• **Exercise goal**:
Quote, line for line, the entries from the first through the one containing "cages = [cages_A, cages_B, cages_C]". Pictures are left out.

Rows from a dataset of charts and code:
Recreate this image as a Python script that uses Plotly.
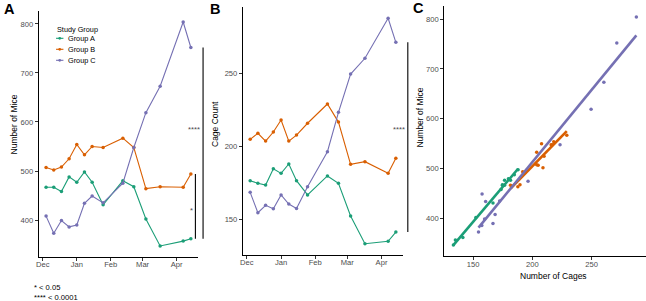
import numpy as np
import pandas as pd
import plotly.graph_objects as go

# ---------------- data ----------------
dates = ["2019-12-04", "2019-12-11", "2019-12-18", "2019-12-25", "2020-01-01",
         "2020-01-08", "2020-01-15", "2020-01-25", "2020-02-12", "2020-02-22",
         "2020-03-04", "2020-03-17", "2020-04-07", "2020-04-14"]

groups = ["Group A", "Group B", "Group C"]

mice_A = [467, 467, 458, 488, 477, 498, 477, 431, 480, 468, 402, 347, 357, 362]
mice_B = [507, 502, 508, 525, 554, 533, 550, 548, 567, 548, 464, 468, 467, 494]
mice_C = [408, 373, 399, 386, 390, 434, 449, 435, 475, 548, 619, 673, 804, 752]

cages_A = [176.5, 174.7, 173.5, 184.7, 181.5, 187.9, 176.5, 166.7, 179.7, 174.7, 152.3, 133.3, 135.0, 141.3]
cages_B = [204.8, 208.9, 203.6, 209.8, 218.0, 203.6, 207.7, 215.8, 229.0, 216.6, 187.7, 189.5, 181.5, 191.8]
cages_C = [168.5, 154.5, 159.6, 157.3, 166.7, 160.5, 157.5, 172.3, 196.3, 223.3, 249.5, 260.3, 287.7, 271.2]

month_ticks = ["2019-12-01", "2020-01-01", "2020-02-01", "2020-03-01", "2020-04-01"]
month_labels = ["Dec", "Jan", "Feb", "Mar", "Apr"]
mice_ticks = [400, 500, 600, 700, 800]
cage_ticks = [150, 200, 250]

colors = ["#1B9E77", "#D95F02", "#7570B3"]

# ---------------- helpers ----------------
W, H = 646, 301
FONT = "Liberation Sans, Arial, Helvetica, sans-serif"


def px(x):
    return x / W


def py(y):
    return 1 - y / H


def expand(vals, f=0.05):
    lo, hi = min(vals), max(vals)
    r = hi - lo
    return [lo - f * r, hi + f * r]


d = pd.to_datetime(dates)
dspan = d.max() - d.min()
date_range = [(d.min() - dspan * 0.05).strftime("%Y-%m-%d %H:%M"),
              (d.max() + dspan * 0.05).strftime("%Y-%m-%d %H:%M")]

mice_all = mice_A + mice_B + mice_C
cages_all = cages_A + cages_B + cages_C
mice_range = expand(mice_all)
cage_range = expand(cages_all)

fig = go.Figure()

mice = [mice_A, mice_B, mice_C]
cages = [cages_A, cages_B, cages_C]

# Panel A and B time series
for g, m, c, col in zip(groups, mice, cages, colors):
    fig.add_trace(go.Scatter(x=dates, y=m, mode="lines+markers", name=g,
                             line=dict(color=col, width=1.1),
                             marker=dict(color=col, size=3.5),
                             xaxis="x", yaxis="y", showlegend=False))
    fig.add_trace(go.Scatter(x=dates, y=c, mode="lines+markers", name=g,
                             line=dict(color=col, width=1.1),
                             marker=dict(color=col, size=3.5),
                             xaxis="x2", yaxis="y2", showlegend=False))

# Panel C scatter + linear fits
for g, m, c, col in zip(groups, mice, cages, colors):
    fig.add_trace(go.Scatter(x=c, y=m, mode="markers", name=g,
                             marker=dict(color=col, size=3.5),
                             xaxis="x3", yaxis="y3", showlegend=False))
    slope, icpt = np.polyfit(c, m, 1)
    xs = np.array([min(c), max(c)])
    fig.add_trace(go.Scatter(x=xs, y=slope * xs + icpt, mode="lines", name=g,
                             line=dict(color=col, width=2.6),
                             xaxis="x3", yaxis="y3", showlegend=False))

axis_common = dict(showline=True, linecolor="black", linewidth=1.1,
                   ticks="outside", ticklen=3, tickwidth=1, tickcolor="#333333",
                   showgrid=False, zeroline=False,
                   tickfont=dict(family=FONT, size=7.6, color="#4d4d4d"))
xaxis_extra = dict(ticklabelstandoff=-3)

fig.update_layout(
    width=W, height=H,
    margin=dict(l=0, r=0, t=0, b=0),
    paper_bgcolor="white", plot_bgcolor="white",
    font=dict(family=FONT),
    showlegend=False,
    xaxis=dict(domain=[px(36), px(196)], anchor="y", range=date_range,
               tickvals=month_ticks, ticktext=month_labels, **axis_common, **xaxis_extra),
    yaxis=dict(domain=[py(257.2), py(10.8)], anchor="x", range=mice_range,
               tickvals=mice_ticks, **axis_common),
    xaxis2=dict(domain=[px(241), px(402)], anchor="y2", range=date_range,
                tickvals=month_ticks, ticktext=month_labels, **axis_common, **xaxis_extra),
    yaxis2=dict(domain=[py(255), py(7)], anchor="x2", range=expand(cages_all),
                tickvals=cage_ticks, **axis_common),
    xaxis3=dict(domain=[px(443.3), px(645.5)], anchor="y3", range=cage_range,
                tickvals=cage_ticks, **axis_common, **xaxis_extra),
    yaxis3=dict(domain=[py(256.4), py(5.6)], anchor="x3", range=mice_range,
                tickvals=mice_ticks, **axis_common),
)

ann = []


def text(x, y, s, size=8.5, color="black", angle=0, xanchor="center", bold=False):
    ann.append(dict(x=px(x), y=py(y), xref="paper", yref="paper", text=s,
                    showarrow=False, textangle=angle, xanchor=xanchor,
                    yanchor="middle",
                    font=dict(family=FONT, size=size, color=color,
                              weight="bold" if bold else "normal")))


# Panel letters
text(7, 8.5, "A", size=14.5, bold=True)
text(213, 9, "B", size=14.5, bold=True)
text(417, 8, "C", size=14.5, bold=True)

# Axis titles
text(11.5, 124, "Number of Mice", size=8.5, angle=-90)
text(213, 124, "Cage Count", size=8.5, angle=-90)
text(418, 117.5, "Number of Mice", size=8.5, angle=-90)
text(552.7, 275.5, "Number of Cages", size=8.5)

# Legend (manual)
text(52.3, 30, "Study Group", size=7.3, xanchor="left")
shapes = []
for i, (g, col) in enumerate(zip(groups, colors)):
    yy = [38.3, 49.3, 60.3][i]
    shapes.append(dict(type="line", xref="paper", yref="paper",
                       x0=px(53.3), x1=px(60.7), y0=py(yy), y1=py(yy),
                       line=dict(color=col, width=1.1)))
    shapes.append(dict(type="circle", xref="paper", yref="paper",
                       x0=px(55.6), x1=px(58.4), y0=py(yy + 1.4), y1=py(yy - 1.4),
                       fillcolor=col, line=dict(width=0)))
    text(63.3, yy, g, size=7.3, xanchor="left")

# Significance brackets (span last values)
shapes.append(dict(type="line", xref="paper", yref="y",
                   x0=px(201), x1=px(201), y0=mice_A[-1], y1=mice_C[-1],
                   line=dict(color="black", width=1.1)))
shapes.append(dict(type="line", xref="paper", yref="y",
                   x0=px(193.3), x1=px(193.3), y0=mice_A[-1], y1=mice_B[-1],
                   line=dict(color="black", width=1.1)))
shapes.append(dict(type="line", xref="paper", yref="y2",
                   x0=px(406.7), x1=px(406.7), y0=cages_A[-1], y1=cages_C[-1],
                   line=dict(color="black", width=1.1)))
text(192, 130, "****", size=7.7, color="#4d4d4d")
text(189.3, 210.5, "*", size=7.7, color="#4d4d4d")
text(398, 130, "****", size=7.7, color="#4d4d4d")

# Footnote
text(29, 287, "* &lt; 0.05", size=7.6, xanchor="left")
text(29, 297, "**** &lt; 0.0001", size=7.6, xanchor="left")

fig.update_layout(annotations=ann, shapes=shapes)

fig.write_html("out.html",
               config={"displayModeBar": False},
               post_script="document.body.style.margin='0';"
                           "document.body.style.overflow='hidden';")
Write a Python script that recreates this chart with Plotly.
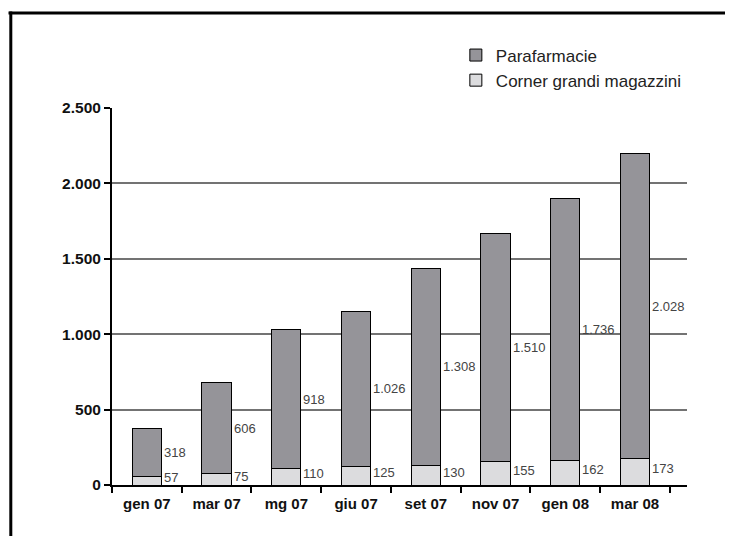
import plotly.graph_objects as go

mesi = ["gen 07", "mar 07", "mg 07", "giu 07", "set 07", "nov 07", "gen 08", "mar 08"]
corner = [57, 75, 110, 125, 130, 155, 162, 173]
parafarmacie = [318, 606, 918, 1026, 1308, 1510, 1736, 2028]
y_ticks = [0, 500, 1000, 1500, 2000, 2500]


def it_num(v):
    # separatore delle migliaia all'italiana
    return f"{v:,}".replace(",", ".")


fig = go.Figure()
fig.add_trace(go.Bar(
    x=mesi, y=corner, name="Corner grandi magazzini", legendgroup="b",
    marker=dict(color="#dcdcde", line=dict(color="#000000", width=1)),
    width=0.42,
))
fig.add_trace(go.Bar(
    x=mesi, y=parafarmacie, name="Parafarmacie", legendgroup="a",
    marker=dict(color="#959499", line=dict(color="#000000", width=1)),
    width=0.42,
))

# etichette a destra delle barre
for m, c, p in zip(mesi, corner, parafarmacie):
    fig.add_annotation(x=m, y=c / 2, text=it_num(c), xref="x", yref="y",
                       xanchor="left", yanchor="middle", xshift=15, yshift=3,
                       showarrow=False, font=dict(size=13, color="#444444"))
    fig.add_annotation(x=m, y=c + p / 2, text=it_num(p), xref="x", yref="y",
                       xanchor="left", yanchor="middle", xshift=15,
                       showarrow=False, font=dict(size=13, color="#444444"))

# cornice (solo lati sinistro e superiore visibili)
fig.add_shape(type="line", xref="paper", yref="paper",
              x0=-0.176, x1=-0.176, y0=-0.5, y1=1.256,
              line=dict(color="#000000", width=3), layer="above")
fig.add_shape(type="line", xref="paper", yref="paper",
              x0=-0.18, x1=1.5, y0=1.252, y1=1.252,
              line=dict(color="#000000", width=3), layer="above")

fig.update_layout(
    width=725, height=528,
    barmode="stack",
    separators=",.",
    paper_bgcolor="white", plot_bgcolor="white",
    font=dict(family="Liberation Sans, Arial, sans-serif", color="#111111"),
    margin=dict(l=104, r=46, t=100, b=51),
    legend=dict(x=0.598, y=1.187, xanchor="left", yanchor="top",
                traceorder="reversed", tracegroupgap=4,
                font=dict(size=17, color="#222222"), bgcolor="rgba(0,0,0,0)"),
)
fig.update_xaxes(
    showline=True, linecolor="#000000", linewidth=2,
    ticks="outside", tickson="boundaries", ticklen=6, tickwidth=2, tickcolor="#000000",
    tickfont=dict(size=15, color="#111111", weight="bold"),
    ticklabelstandoff=4,
)
fig.update_yaxes(
    range=[0, 2500], tickvals=y_ticks, tickformat=",d",
    showline=True, linecolor="#000000", linewidth=2,
    ticks="outside", ticklen=6, tickwidth=2, tickcolor="#000000",
    showgrid=True, gridcolor="#737373", gridwidth=1.5, zeroline=False,
    tickfont=dict(size=15.5, color="#111111", weight="bold"),
)

fig.write_html("out.html")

• **In response**:
Recreate this image as a Python script that uses Plotly.
import numpy as np
import pandas as pd
import plotly.graph_objects as go

# ---------------- data ----------------
dates = ["2019-12-04", "2019-12-11", "2019-12-18", "2019-12-25", "2020-01-01",
         "2020-01-08", "2020-01-15", "2020-01-25", "2020-02-12", "2020-02-22",
         "2020-03-04", "2020-03-17", "2020-04-07", "2020-04-14"]

groups = ["Group A", "Group B", "Group C"]

mice_A = [467, 467, 458, 488, 477, 498, 477, 431, 480, 468, 402, 347, 357, 362]
mice_B = [507, 502, 508, 525, 554, 533, 550, 548, 567, 548, 464, 468, 467, 494]
mice_C = [408, 373, 399, 386, 390, 434, 449, 435, 475, 548, 619, 673, 804, 752]

cages_A = [176.5, 174.7, 173.5, 184.7, 181.5, 187.9, 176.5, 166.7, 179.7, 174.7, 152.3, 133.3, 135.0, 141.3]
cages_B = [204.8, 208.9, 203.6, 209.8, 218.0, 203.6, 207.7, 215.8, 229.0, 216.6, 187.7, 189.5, 181.5, 191.8]
cages_C = [168.5, 154.5, 159.6, 157.3, 166.7, 160.5, 157.5, 172.3, 196.3, 223.3, 249.5, 260.3, 287.7, 271.2]

month_ticks = ["2019-12-01", "2020-01-01", "2020-02-01", "2020-03-01", "2020-04-01"]
month_labels = ["Dec", "Jan", "Feb", "Mar", "Apr"]
mice_ticks = [400, 500, 600, 700, 800]
cage_ticks = [150, 200, 250]

colors = ["#1B9E77", "#D95F02", "#7570B3"]

# ---------------- helpers ----------------
W, H = 646, 301
FONT = "Liberation Sans, Arial, Helvetica, sans-serif"


def px(x):
    return x / W


def py(y):
    return 1 - y / H


def expand(vals, f=0.05):
    lo, hi = min(vals), max(vals)
    r = hi - lo
    return [lo - f * r, hi + f * r]


d = pd.to_datetime(dates)
dspan = d.max() - d.min()
date_range = [(d.min() - dspan * 0.05).strftime("%Y-%m-%d %H:%M"),
              (d.max() + dspan * 0.05).strftime("%Y-%m-%d %H:%M")]

mice_all = mice_A + mice_B + mice_C
cages_all = cages_A + cages_B + cages_C
mice_range = expand(mice_all)
cage_range = expand(cages_all)

fig = go.Figure()

mice = [mice_A, mice_B, mice_C]
cages = [cages_A, cages_B, cages_C]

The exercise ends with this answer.